Source material:

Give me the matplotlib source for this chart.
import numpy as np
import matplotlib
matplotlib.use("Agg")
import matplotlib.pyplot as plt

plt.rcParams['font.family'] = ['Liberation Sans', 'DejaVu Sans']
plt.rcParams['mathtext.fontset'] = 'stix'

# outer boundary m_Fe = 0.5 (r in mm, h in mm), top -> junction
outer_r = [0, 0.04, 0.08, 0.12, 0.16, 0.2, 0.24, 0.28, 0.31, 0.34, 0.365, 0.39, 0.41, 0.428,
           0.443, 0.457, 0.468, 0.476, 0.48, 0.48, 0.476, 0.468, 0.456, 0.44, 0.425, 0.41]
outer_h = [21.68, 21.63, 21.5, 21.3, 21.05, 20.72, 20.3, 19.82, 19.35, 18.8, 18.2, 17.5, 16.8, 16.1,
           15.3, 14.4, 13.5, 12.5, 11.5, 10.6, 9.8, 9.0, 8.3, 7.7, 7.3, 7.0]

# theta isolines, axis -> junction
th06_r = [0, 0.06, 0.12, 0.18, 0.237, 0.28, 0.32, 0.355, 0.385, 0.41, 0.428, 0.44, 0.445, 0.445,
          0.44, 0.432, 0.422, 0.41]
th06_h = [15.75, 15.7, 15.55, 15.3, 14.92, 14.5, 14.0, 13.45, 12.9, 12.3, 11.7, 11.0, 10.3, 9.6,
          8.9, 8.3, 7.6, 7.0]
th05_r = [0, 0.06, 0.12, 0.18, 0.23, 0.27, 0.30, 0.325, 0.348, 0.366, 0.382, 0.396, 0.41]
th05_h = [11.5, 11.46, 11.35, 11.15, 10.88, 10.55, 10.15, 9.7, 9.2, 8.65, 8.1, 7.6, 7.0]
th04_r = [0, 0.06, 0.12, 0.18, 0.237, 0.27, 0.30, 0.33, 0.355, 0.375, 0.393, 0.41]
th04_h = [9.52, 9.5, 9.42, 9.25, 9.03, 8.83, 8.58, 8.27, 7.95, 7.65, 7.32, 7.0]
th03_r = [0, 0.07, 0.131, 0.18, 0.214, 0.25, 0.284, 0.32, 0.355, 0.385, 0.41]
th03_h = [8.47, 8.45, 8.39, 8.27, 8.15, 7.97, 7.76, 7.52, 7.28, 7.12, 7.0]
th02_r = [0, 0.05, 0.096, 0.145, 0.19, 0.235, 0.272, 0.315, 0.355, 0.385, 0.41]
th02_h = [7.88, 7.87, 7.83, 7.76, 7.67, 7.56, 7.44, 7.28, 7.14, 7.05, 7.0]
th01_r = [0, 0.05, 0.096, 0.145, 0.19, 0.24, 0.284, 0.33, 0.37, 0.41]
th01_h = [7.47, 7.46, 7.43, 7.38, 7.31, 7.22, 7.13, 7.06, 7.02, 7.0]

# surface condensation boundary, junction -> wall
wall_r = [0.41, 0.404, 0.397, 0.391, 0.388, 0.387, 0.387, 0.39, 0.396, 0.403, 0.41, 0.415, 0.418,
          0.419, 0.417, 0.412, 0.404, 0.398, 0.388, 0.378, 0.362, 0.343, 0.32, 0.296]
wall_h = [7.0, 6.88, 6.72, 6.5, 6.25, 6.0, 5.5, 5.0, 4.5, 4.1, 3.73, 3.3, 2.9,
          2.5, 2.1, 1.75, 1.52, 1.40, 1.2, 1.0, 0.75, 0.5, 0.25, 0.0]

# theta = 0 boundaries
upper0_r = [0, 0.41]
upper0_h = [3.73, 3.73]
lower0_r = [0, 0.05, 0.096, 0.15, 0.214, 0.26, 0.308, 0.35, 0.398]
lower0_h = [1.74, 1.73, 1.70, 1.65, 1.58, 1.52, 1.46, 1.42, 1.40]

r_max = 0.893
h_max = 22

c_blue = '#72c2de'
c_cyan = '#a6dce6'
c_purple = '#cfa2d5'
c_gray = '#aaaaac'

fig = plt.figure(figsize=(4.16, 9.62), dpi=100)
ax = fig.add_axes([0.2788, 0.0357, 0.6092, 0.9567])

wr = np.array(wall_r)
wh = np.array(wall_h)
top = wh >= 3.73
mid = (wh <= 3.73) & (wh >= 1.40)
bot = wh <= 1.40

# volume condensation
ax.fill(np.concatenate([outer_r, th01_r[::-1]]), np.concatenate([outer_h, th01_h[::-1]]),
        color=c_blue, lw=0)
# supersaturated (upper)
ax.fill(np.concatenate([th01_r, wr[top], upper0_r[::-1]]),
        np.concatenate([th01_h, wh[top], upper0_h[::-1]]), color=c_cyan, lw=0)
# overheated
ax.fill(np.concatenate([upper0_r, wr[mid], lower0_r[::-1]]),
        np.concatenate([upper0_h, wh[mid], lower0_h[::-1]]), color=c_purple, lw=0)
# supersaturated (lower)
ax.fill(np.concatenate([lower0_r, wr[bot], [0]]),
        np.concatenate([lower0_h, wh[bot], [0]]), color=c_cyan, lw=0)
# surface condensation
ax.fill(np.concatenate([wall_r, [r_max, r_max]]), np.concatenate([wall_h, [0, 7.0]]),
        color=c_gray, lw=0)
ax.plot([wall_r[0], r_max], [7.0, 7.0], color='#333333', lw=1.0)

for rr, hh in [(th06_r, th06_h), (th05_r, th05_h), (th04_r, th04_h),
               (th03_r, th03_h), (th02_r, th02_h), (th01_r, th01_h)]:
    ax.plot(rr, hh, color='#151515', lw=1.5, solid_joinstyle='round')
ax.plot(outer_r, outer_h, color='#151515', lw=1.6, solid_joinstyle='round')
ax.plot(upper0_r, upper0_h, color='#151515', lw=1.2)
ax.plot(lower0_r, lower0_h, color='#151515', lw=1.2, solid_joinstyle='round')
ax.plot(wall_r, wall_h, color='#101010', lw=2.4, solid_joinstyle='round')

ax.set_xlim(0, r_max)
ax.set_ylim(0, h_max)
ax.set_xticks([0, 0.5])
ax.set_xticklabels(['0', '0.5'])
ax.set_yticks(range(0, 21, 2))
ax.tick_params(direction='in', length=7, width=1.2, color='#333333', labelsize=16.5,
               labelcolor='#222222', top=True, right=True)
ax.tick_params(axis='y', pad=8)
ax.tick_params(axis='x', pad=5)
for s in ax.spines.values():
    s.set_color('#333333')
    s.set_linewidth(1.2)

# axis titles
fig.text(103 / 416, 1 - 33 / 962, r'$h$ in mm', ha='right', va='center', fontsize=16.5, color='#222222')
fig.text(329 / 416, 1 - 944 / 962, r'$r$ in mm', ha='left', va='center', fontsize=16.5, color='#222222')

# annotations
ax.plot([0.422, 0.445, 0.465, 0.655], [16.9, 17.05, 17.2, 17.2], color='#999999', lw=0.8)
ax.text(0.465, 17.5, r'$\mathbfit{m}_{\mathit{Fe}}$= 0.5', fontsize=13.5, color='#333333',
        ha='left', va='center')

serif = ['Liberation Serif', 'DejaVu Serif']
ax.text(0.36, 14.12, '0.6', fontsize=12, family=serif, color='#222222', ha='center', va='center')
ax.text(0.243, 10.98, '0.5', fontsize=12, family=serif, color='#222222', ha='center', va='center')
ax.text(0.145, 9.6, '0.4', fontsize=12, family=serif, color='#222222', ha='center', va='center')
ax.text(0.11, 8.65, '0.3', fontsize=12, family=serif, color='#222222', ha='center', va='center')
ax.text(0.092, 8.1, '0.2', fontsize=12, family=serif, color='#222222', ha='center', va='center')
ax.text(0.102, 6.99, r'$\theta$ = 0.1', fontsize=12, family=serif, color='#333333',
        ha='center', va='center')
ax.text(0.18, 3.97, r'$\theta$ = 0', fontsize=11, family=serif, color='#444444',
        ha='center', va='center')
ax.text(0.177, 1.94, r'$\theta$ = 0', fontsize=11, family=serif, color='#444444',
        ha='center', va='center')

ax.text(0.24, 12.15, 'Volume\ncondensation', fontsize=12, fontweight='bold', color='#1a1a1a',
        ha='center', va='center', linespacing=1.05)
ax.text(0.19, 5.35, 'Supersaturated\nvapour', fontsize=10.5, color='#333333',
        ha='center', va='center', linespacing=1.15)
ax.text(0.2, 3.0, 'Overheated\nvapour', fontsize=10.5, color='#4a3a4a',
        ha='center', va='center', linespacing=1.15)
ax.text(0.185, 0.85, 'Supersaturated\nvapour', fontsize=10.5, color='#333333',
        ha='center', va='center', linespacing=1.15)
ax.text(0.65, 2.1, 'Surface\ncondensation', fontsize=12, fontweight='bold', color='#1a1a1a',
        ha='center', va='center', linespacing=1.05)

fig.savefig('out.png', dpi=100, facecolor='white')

Written request:
Only the lines from the start of the data to the line holding "7.7, 7.3, 7.0]" are wanted; return them exactly, both ends included.

Full solution:
Give me the matplotlib source for this chart.
import numpy as np
import matplotlib
matplotlib.use("Agg")
import matplotlib.pyplot as plt

plt.rcParams['font.family'] = ['Liberation Sans', 'DejaVu Sans']
plt.rcParams['mathtext.fontset'] = 'stix'

# outer boundary m_Fe = 0.5 (r in mm, h in mm), top -> junction
outer_r = [0, 0.04, 0.08, 0.12, 0.16, 0.2, 0.24, 0.28, 0.31, 0.34, 0.365, 0.39, 0.41, 0.428,
           0.443, 0.457, 0.468, 0.476, 0.48, 0.48, 0.476, 0.468, 0.456, 0.44, 0.425, 0.41]
outer_h = [21.68, 21.63, 21.5, 21.3, 21.05, 20.72, 20.3, 19.82, 19.35, 18.8, 18.2, 17.5, 16.8, 16.1,
           15.3, 14.4, 13.5, 12.5, 11.5, 10.6, 9.8, 9.0, 8.3, 7.7, 7.3, 7.0]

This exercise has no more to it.